[Source records]
# # # # #

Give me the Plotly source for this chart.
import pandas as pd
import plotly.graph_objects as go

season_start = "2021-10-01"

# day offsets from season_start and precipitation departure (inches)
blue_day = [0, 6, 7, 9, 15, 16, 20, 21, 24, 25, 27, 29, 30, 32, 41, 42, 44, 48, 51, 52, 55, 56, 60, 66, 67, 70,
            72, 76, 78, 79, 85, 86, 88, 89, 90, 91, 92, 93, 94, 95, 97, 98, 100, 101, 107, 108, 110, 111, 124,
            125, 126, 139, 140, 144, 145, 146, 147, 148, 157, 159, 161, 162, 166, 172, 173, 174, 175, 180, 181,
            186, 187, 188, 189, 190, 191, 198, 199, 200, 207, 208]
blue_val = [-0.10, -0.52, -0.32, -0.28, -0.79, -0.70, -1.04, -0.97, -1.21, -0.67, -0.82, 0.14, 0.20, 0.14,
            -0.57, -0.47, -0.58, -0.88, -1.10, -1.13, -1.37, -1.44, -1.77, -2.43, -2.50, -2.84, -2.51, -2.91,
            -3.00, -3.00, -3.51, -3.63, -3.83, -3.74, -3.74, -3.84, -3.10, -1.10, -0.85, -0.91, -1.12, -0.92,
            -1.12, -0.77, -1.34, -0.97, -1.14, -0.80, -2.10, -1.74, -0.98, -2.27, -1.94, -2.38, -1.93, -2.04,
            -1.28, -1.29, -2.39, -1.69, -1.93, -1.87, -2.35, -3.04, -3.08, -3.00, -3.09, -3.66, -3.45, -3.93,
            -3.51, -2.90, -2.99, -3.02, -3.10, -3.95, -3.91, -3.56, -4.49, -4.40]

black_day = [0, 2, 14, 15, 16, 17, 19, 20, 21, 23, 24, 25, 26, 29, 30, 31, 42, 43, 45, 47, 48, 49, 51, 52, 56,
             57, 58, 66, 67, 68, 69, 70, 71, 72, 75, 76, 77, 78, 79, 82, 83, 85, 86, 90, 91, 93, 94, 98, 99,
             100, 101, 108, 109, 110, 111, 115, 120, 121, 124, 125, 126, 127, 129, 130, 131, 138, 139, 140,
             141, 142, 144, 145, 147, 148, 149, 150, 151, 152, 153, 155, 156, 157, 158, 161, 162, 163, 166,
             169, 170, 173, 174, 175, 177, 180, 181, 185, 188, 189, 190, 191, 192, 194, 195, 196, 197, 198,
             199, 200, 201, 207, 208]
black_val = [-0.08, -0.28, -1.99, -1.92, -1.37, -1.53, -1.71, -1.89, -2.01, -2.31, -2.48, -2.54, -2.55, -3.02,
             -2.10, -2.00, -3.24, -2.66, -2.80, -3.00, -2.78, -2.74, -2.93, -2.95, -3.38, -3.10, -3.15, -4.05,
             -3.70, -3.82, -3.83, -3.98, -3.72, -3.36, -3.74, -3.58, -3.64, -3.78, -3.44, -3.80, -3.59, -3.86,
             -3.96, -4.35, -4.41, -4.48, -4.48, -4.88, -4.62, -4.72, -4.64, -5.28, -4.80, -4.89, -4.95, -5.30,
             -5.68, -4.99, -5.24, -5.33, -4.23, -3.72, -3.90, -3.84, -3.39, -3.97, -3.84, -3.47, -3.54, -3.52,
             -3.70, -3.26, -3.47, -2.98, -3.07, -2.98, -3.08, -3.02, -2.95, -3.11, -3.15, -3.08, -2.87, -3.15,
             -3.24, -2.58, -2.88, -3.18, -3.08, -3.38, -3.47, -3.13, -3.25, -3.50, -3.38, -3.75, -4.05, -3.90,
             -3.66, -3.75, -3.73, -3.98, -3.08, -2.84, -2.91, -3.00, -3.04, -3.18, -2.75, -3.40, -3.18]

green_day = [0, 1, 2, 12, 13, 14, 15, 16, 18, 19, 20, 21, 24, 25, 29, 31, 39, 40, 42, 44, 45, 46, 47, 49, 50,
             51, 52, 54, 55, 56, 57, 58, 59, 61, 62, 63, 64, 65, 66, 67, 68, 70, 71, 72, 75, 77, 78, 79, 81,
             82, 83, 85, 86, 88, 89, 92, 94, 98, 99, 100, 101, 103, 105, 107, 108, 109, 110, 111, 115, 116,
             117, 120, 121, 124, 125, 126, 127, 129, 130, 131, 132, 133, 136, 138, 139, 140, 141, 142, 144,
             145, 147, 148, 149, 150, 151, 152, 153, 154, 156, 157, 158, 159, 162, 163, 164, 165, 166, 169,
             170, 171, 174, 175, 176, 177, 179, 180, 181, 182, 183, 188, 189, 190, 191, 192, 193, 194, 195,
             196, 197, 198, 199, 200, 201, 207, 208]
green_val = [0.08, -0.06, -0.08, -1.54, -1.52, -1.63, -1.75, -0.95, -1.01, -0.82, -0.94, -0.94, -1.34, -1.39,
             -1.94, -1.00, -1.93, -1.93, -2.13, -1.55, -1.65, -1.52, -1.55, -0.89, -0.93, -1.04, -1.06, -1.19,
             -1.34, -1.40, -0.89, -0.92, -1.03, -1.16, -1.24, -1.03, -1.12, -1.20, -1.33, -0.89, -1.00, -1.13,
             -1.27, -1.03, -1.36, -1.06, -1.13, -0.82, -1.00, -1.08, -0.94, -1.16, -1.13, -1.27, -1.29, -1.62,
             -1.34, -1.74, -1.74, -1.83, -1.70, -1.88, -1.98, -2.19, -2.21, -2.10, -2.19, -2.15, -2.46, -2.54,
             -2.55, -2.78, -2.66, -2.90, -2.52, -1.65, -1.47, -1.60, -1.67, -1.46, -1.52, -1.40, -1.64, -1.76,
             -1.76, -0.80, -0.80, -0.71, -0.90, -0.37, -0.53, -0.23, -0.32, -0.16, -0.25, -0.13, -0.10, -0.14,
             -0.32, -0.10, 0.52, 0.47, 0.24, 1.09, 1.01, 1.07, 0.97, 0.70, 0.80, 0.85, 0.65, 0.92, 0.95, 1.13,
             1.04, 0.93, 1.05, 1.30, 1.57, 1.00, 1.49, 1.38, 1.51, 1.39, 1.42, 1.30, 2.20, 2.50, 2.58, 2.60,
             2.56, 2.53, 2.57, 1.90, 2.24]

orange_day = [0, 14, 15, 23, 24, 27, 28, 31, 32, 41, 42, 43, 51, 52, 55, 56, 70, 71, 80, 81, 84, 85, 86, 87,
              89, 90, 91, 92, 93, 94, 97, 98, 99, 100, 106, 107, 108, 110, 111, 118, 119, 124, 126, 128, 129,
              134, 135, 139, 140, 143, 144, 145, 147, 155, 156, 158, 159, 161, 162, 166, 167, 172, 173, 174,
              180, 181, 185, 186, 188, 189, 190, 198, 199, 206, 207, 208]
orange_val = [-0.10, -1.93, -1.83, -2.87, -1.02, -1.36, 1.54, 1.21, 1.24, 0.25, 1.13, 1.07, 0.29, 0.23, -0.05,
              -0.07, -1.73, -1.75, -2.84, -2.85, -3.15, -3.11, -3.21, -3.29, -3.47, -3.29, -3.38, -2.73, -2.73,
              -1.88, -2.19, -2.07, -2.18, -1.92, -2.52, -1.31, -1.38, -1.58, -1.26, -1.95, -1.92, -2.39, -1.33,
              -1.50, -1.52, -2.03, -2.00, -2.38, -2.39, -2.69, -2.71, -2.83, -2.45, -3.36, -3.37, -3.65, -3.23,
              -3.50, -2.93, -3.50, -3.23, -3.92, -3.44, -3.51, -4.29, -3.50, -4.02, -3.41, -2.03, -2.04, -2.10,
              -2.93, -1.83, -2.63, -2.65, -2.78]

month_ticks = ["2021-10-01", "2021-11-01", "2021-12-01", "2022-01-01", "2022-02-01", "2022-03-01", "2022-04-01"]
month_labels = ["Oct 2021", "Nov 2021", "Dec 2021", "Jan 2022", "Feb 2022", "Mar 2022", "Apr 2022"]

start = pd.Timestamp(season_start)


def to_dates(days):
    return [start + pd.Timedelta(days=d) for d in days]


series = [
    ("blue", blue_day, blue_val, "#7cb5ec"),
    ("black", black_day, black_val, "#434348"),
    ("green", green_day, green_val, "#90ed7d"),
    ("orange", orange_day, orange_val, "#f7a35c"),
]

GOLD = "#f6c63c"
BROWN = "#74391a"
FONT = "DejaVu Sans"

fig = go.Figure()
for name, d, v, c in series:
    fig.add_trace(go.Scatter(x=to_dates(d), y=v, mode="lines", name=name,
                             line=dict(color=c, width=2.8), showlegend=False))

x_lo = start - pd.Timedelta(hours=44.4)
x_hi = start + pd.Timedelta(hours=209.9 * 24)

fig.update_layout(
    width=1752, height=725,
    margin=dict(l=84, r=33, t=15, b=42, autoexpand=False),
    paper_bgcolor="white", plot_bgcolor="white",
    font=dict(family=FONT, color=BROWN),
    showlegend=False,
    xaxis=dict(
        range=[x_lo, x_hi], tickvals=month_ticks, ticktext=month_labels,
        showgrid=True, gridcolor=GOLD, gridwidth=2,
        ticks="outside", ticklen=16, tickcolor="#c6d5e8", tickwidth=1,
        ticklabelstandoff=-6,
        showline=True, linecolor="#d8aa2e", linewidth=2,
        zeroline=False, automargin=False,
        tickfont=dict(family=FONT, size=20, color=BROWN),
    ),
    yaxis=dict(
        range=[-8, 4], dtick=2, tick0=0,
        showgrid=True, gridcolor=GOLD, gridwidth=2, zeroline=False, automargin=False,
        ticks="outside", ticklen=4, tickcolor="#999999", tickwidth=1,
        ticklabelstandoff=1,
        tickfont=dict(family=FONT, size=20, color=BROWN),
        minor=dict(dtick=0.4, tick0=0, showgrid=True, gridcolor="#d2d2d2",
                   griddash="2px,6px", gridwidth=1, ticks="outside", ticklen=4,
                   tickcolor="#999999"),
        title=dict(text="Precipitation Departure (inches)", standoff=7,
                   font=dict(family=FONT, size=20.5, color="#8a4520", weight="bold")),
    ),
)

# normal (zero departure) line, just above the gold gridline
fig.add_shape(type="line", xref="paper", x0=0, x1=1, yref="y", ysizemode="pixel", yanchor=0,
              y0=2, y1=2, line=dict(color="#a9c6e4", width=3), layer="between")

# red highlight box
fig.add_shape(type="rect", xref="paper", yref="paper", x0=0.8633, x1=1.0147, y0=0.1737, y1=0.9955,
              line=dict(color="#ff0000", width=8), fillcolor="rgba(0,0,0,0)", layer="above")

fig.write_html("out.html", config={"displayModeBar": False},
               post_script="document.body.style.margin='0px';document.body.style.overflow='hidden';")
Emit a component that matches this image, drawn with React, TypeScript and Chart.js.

# # # # #

Lines from the start of the material above through the line containing "-3.56, -4.49, -4.40]" are to be duplicated exactly, and only those.

Give me the Plotly source for this chart.
import pandas as pd
import plotly.graph_objects as go

season_start = "2021-10-01"

# day offsets from season_start and precipitation departure (inches)
blue_day = [0, 6, 7, 9, 15, 16, 20, 21, 24, 25, 27, 29, 30, 32, 41, 42, 44, 48, 51, 52, 55, 56, 60, 66, 67, 70,
            72, 76, 78, 79, 85, 86, 88, 89, 90, 91, 92, 93, 94, 95, 97, 98, 100, 101, 107, 108, 110, 111, 124,
            125, 126, 139, 140, 144, 145, 146, 147, 148, 157, 159, 161, 162, 166, 172, 173, 174, 175, 180, 181,
            186, 187, 188, 189, 190, 191, 198, 199, 200, 207, 208]
blue_val = [-0.10, -0.52, -0.32, -0.28, -0.79, -0.70, -1.04, -0.97, -1.21, -0.67, -0.82, 0.14, 0.20, 0.14,
            -0.57, -0.47, -0.58, -0.88, -1.10, -1.13, -1.37, -1.44, -1.77, -2.43, -2.50, -2.84, -2.51, -2.91,
            -3.00, -3.00, -3.51, -3.63, -3.83, -3.74, -3.74, -3.84, -3.10, -1.10, -0.85, -0.91, -1.12, -0.92,
            -1.12, -0.77, -1.34, -0.97, -1.14, -0.80, -2.10, -1.74, -0.98, -2.27, -1.94, -2.38, -1.93, -2.04,
            -1.28, -1.29, -2.39, -1.69, -1.93, -1.87, -2.35, -3.04, -3.08, -3.00, -3.09, -3.66, -3.45, -3.93,
            -3.51, -2.90, -2.99, -3.02, -3.10, -3.95, -3.91, -3.56, -4.49, -4.40]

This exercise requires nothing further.